Позднее, в начале XVII в., бий Иштерек, вспоминая те времена, отмечал, что Урус «от турсково и от крымсково ни на один час не отставал», а сын Уруса, Джан-Арслан, и один из соратников, будущий нурадин Саид-Ахмед б. Мухаммед, постоянно обретались в Крыму, подговаривая хана и султана к походу на Астрахань; тех же мирз, что были настроены промосковски (детей Дин-Ахмеда), «Урус князь не любил, а хотел их побить» (Акты 1918, с. 131; НКС, 1604 г., д. 3, л. 159). Впрочем, Иштерек, похоже, сгущал краски, так как заметного стремления к коалиции с Большими Ногаями ни у османов, ни у Гиреев в 1580-х годах не наблюдалось. Урус во многом действовал против Москвы на свой страх и риск (см.: Новосельский 1948а, с. 33, 35).
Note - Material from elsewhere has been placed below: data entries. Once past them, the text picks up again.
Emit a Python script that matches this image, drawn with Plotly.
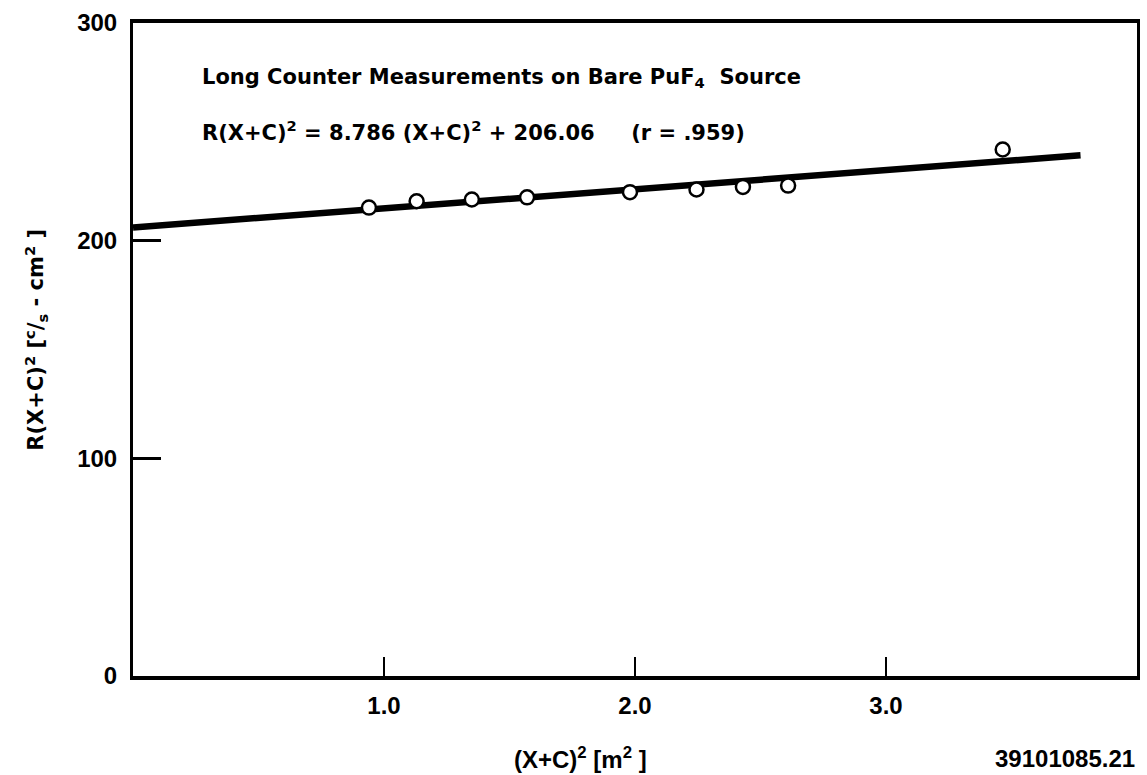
import plotly.graph_objects as go

# ---- data ----
x_sq = [0.94, 1.13, 1.35, 1.57, 1.98, 2.245, 2.43, 2.61, 3.465]          # (X+C)^2 [m^2]
r_sq = [215.2, 218.1, 218.9, 219.9, 222.3, 223.5, 224.7, 225.3, 241.9]    # R(X+C)^2
fit_slope = 8.786
fit_intercept = 206.06
fit_x = [0.0, 3.775]
x_ticks = [1.0, 2.0, 3.0]
x_tick_text = ["1.0", "2.0", "3.0"]
y_ticks = [0, 100, 200, 300]
y_tick_text = ["0", "100", "200", "300"]

fit_y = [fit_intercept + fit_slope * v for v in fit_x]

TICKFONT = dict(family="Liberation Sans, Arial, sans-serif", size=24, color="black", weight="bold")
TXTFONT = dict(family="DejaVu Sans, sans-serif", size=21, color="black", weight="bold")

fig = go.Figure()
fig.add_trace(go.Scatter(x=fit_x, y=fit_y, mode="lines",
                         line=dict(color="black", width=6.5), showlegend=False,
                         hoverinfo="skip"))
fig.add_trace(go.Scatter(x=x_sq, y=r_sq, mode="markers",
                         marker=dict(symbol="circle", size=14, color="white",
                                     line=dict(color="black", width=2.5)),
                         showlegend=False))

fig.update_layout(
    width=1147, height=775,
    margin=dict(l=133, r=7, t=23, b=99),
    paper_bgcolor="white", plot_bgcolor="white",
    xaxis=dict(range=[0, 4], tickvals=x_ticks, ticktext=x_tick_text,
               ticks="inside", ticklen=19, tickwidth=1.5, tickcolor="black",
               showline=True, linecolor="black", linewidth=3.5, mirror=True,
               showgrid=False, zeroline=False, tickfont=TICKFONT,
               ticklabelstandoff=5),
    yaxis=dict(range=[0, 300], tickvals=y_ticks, ticktext=y_tick_text,
               ticks="inside", ticklen=28, tickwidth=2.5, tickcolor="black",
               showline=True, linecolor="black", linewidth=3, mirror=True,
               showgrid=False, zeroline=False, tickfont=TICKFONT,
               ticklabelstandoff=8),
    annotations=[
        dict(text="Long Counter Measurements on Bare PuF<sub>4</sub>  Source",
             xref="paper", yref="paper", x=0.0665, y=0.916, xanchor="left",
             yanchor="middle", showarrow=False, font=TXTFONT),
        dict(text="R(X+C)<sup>2</sup> = 8.786 (X+C)<sup>2</sup> + 206.06     (r = .959)",
             xref="paper", yref="paper", x=0.0665, y=0.835, xanchor="left",
             yanchor="middle", showarrow=False, font=TXTFONT),
        dict(text="R(X+C)<sup>2</sup> [<sup>c</sup>/<sub>s</sub> - cm<sup>2</sup> ]",
             xref="paper", yref="paper", x=-0.097, y=0.5145, xanchor="center",
             yanchor="middle", textangle=-90, showarrow=False, font=TXTFONT),
        dict(text="(X+C)<sup>2</sup> [m<sup>2</sup> ]",
             xref="paper", yref="paper", x=0.446, y=-0.1256, xanchor="center",
             yanchor="middle", showarrow=False, font=TICKFONT),
        dict(text="39101085.21",
             xref="paper", yref="paper", x=1.0, y=-0.126, xanchor="right",
             yanchor="middle", showarrow=False, font=TICKFONT),
    ],
)

fig.write_html("out.html")
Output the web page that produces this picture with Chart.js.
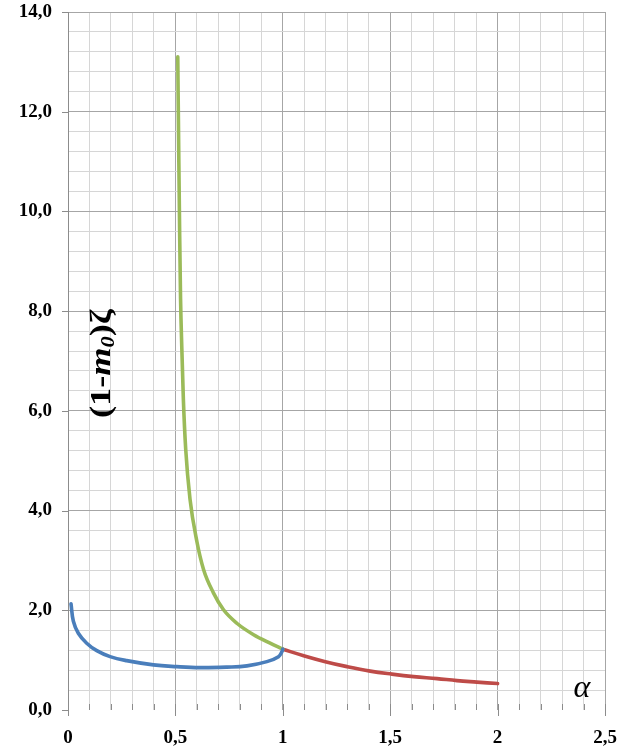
<!DOCTYPE html>
<html>
<head>
<meta charset="utf-8">
<script src="https://cdn.jsdelivr.net/npm/chart.js@4/dist/chart.umd.min.js"></script>
<style>
  html, body { margin: 0; padding: 0; background: #ffffff; }
  #wrap { width: 624px; height: 746px; position: relative; }
</style>
</head>
<body>
<div id="wrap"><canvas id="c" width="624" height="746"></canvas></div>
<script>
// Branch 1: 0 < α ≤ 1 (lower branch)
const blueX = [0.014, 0.025, 0.048, 0.087, 0.134, 0.196, 0.273, 0.398, 0.506, 0.615, 0.739, 0.833, 0.926, 0.980, 0.996, 1.0];
const blueY = [2.13, 1.78, 1.54, 1.34, 1.19, 1.07, 0.99, 0.905, 0.87, 0.85, 0.86, 0.885, 0.97, 1.07, 1.17, 1.22];

// Branch 2: 0.5 < α ≤ 1 (upper branch)
const greenX = [0.511, 0.516, 0.520, 0.524, 0.530, 0.537, 0.548, 0.568, 0.600, 0.631, 0.677, 0.724, 0.786, 0.864, 0.941, 1.0];
const greenY = [13.1, 11.0, 9.5, 8.25, 7.24, 6.24, 5.23, 4.23, 3.38, 2.82, 2.35, 2.01, 1.74, 1.51, 1.34, 1.22];

// Branch 3: 1 ≤ α ≤ 2
const redX = [1.0, 1.097, 1.198, 1.299, 1.407, 1.508, 1.609, 1.718, 1.811, 1.904, 2.0];
const redY = [1.22, 1.09, 0.97, 0.87, 0.78, 0.72, 0.67, 0.63, 0.59, 0.56, 0.53];

// Axis ranges and tick spacing
const xRange = [0, 2.5];
const xStep = 0.1;
const xLabelStep = 0.5;
const yRange = [0, 14];
const yStep = 0.4;
const yLabelStep = 2;

const xTitle = 'α';

const toPoints = (xs, ys) => xs.map((x, i) => ({ x: x, y: ys[i] }));
const isMultiple = (v, step) => Math.abs(v / step - Math.round(v / step)) < 1e-6;

const MAJOR = '#a6a6a6';
const MINOR = '#d6d6d6';
const SERIF = '"Liberation Serif", "Times New Roman", serif';

// Tick marks, the rotated y title and the α label
const decor = {
  id: 'decor',
  afterDraw(chart) {
    const ctx = chart.ctx;
    const xs = chart.scales.x, ys = chart.scales.y;
    const ca = chart.chartArea;
    ctx.save();
    ctx.strokeStyle = '#8c8c8c';
    ctx.lineWidth = 1;
    // x ticks
    for (let v = xRange[0]; v <= xRange[1] + 1e-9; v += xStep) {
      const px = Math.round(xs.getPixelForValue(v)) + 0.5;
      const major = isMultiple(v, xLabelStep);
      ctx.beginPath();
      ctx.moveTo(px, ca.bottom - 6);
      ctx.lineTo(px, ca.bottom + (major ? 6 : 0));
      ctx.stroke();
    }
    // y ticks
    for (let v = yRange[0]; v <= yRange[1] + 1e-9; v += yLabelStep) {
      const py = Math.round(ys.getPixelForValue(v)) + 0.5;
      ctx.beginPath();
      ctx.moveTo(ca.left - 6, py);
      ctx.lineTo(ca.left, py);
      ctx.stroke();
    }

    // y title: (1-m0)ζ, rotated
    ctx.fillStyle = '#000000';
    ctx.textBaseline = 'alphabetic';
    ctx.textAlign = 'left';
    ctx.translate(110, 418);
    ctx.rotate(-Math.PI / 2);
    ctx.scale(1.25, 1);
    const parts = [
      { t: '(1-', f: 'bold 29px ' + SERIF, dy: 0 },
      { t: 'm', f: 'italic bold 29px ' + SERIF, dy: 0 },
      { t: '0', f: 'italic bold 18px ' + SERIF, dy: 4 },
      { t: ')', f: 'bold 29px ' + SERIF, dy: 0 },
      { t: 'ζ', f: 'bold 29px ' + SERIF, dy: 0 }
    ];
    let off = 0;
    for (const p of parts) {
      ctx.font = p.f;
      ctx.fillText(p.t, off, p.dy);
      off += ctx.measureText(p.t).width;
    }
    ctx.restore();

    // x title
    ctx.save();
    ctx.fillStyle = '#000000';
    ctx.font = 'italic 32px ' + SERIF;
    ctx.textAlign = 'center';
    ctx.textBaseline = 'alphabetic';
    ctx.fillText(xTitle, 582, 697);
    ctx.restore();
  }
};

const lineStyle = (color, smooth) => Object.assign({
  borderColor: color,
  backgroundColor: color,
  borderWidth: 3.6,
  pointRadius: 0,
  showLine: true,
  fill: false,
  borderCapStyle: 'round',
  borderJoinStyle: 'round'
}, smooth);

new Chart(document.getElementById('c'), {
  type: 'scatter',
  data: {
    datasets: [
      Object.assign({ label: 'branch 1', data: toPoints(blueX, blueY) }, lineStyle('#4a7ebb', { tension: 0.4 })),
      Object.assign({ label: 'branch 2', data: toPoints(greenX, greenY) }, lineStyle('#9bbb59', { cubicInterpolationMode: 'monotone' })),
      Object.assign({ label: 'branch 3', data: toPoints(redX, redY) }, lineStyle('#be4b48', { tension: 0.4 }))
    ]
  },
  options: {
    responsive: false,
    animation: false,
    layout: { padding: { top: 12, right: 19, left: 0, bottom: 0 } },
    plugins: { legend: { display: false }, tooltip: { enabled: false } },
    scales: {
      x: {
        type: 'linear',
        min: xRange[0], max: xRange[1],
        afterFit(s) { s.height = 36; s.paddingLeft = 0; s.paddingRight = 0; },
        border: { display: false },
        grid: {
          drawTicks: false,
          color: (c) => isMultiple(c.tick.value, xLabelStep) ? MAJOR : MINOR,
          lineWidth: 1
        },
        ticks: {
          stepSize: xStep,
          autoSkip: false,
          maxRotation: 0,
          padding: 17,
          color: '#000000',
          font: { family: SERIF, size: 19, weight: 'bold' },
          callback: (v) => isMultiple(v, xLabelStep) ? String(Math.round(v * 10) / 10).replace('.', ',') : ''
        }
      },
      y: {
        type: 'linear',
        min: yRange[0], max: yRange[1],
        afterFit(s) { s.width = 68; s.paddingTop = 0; s.paddingBottom = 0; },
        border: { display: true, color: '#8c8c8c', width: 1 },
        grid: {
          drawTicks: false,
          color: (c) => c.tick.value === 0 ? 'rgba(0,0,0,0)' : (isMultiple(c.tick.value, yLabelStep) ? MAJOR : MINOR),
          lineWidth: 1
        },
        ticks: {
          stepSize: yStep,
          autoSkip: false,
          padding: 16,
          color: '#000000',
          font: { family: SERIF, size: 19, weight: 'bold' },
          callback: (v) => isMultiple(v, yLabelStep) ? v.toFixed(1).replace('.', ',') : ''
        }
      }
    }
  },
  plugins: [decor]
});
</script>
</body>
</html>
Было бы неправильно, односторонне и неполно, приписывать фактический разрыв между Большими Ногаями и Россией только вероломству бия. Ногайская сторона объясняла свое отступничество коварством русских — подозрительностью и злокозненностью нового царя, Федора Ивановича, отказом астраханских воевод выдать ногаям литовских полоняников, которые ухитрились сбежать из улусов под защиту русских властей, недостаточным дипломатическим почетом (низким рангом послов из Москвы и малым размером жалованья) и т. п. (НКС, д. 10, л. 135 об.; 1586 г., д. 8, л. 8, 27, 28).